Hospice Pioneer Florence Wald, 91, Mourned
Nursing and hospice organizations are honoring the life of Florence Wald, who is credited with founding hospice care in America. Wald, who died at her home in Branford, Conn., on Nov. 8 at age 91, was dean of the Yale University School of Nursing from 1959 to 1965, leaving that post to work with Cicely Saunders from Saint Christopher's Hospice in London. When Wald returned to New Haven, Conn., she organized an interdisciplinary team from Yale to do research about the needs of terminally ill patients and subsequently opened the first U.S. hospice in 1971. Today, there are 4,700 hospices nationwide, according to a biography of Wald, "Pioneer in Hospice Care," written by Cynthia C. Adams RN, MSN, EdD.
Wald, RN, MSN, FAAN, received a Founders Award from the National Hospice Association, a Distinguished Woman of Connecticut Award from the governor of Connecticut, fellowship in the American Academy of Nursing, and three honorary doctoral degrees.

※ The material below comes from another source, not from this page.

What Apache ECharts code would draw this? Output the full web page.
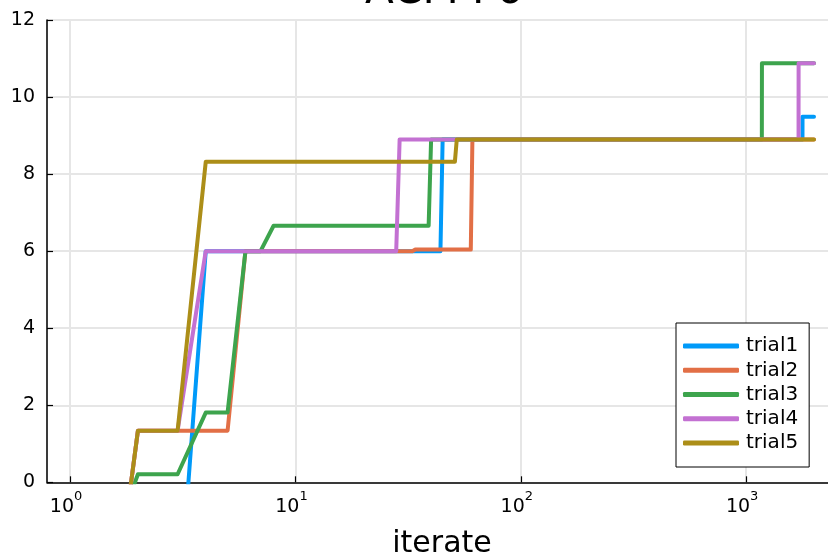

She was inducted into the American Nurses Association's Hall of Fame in 1996. The Connecticut Nurses Association established the Florence S. Wald Award for Outstanding Contributions to Nursing Practice, and the Hospice and Palliative Nurses Foundation created the HPNF Florence Wald Fellows Program in her honor.
Adams writes that Wald continued working during the last decade of her life to bring hospice care to prisons in the United States. The Washington Post published an obituary for her today.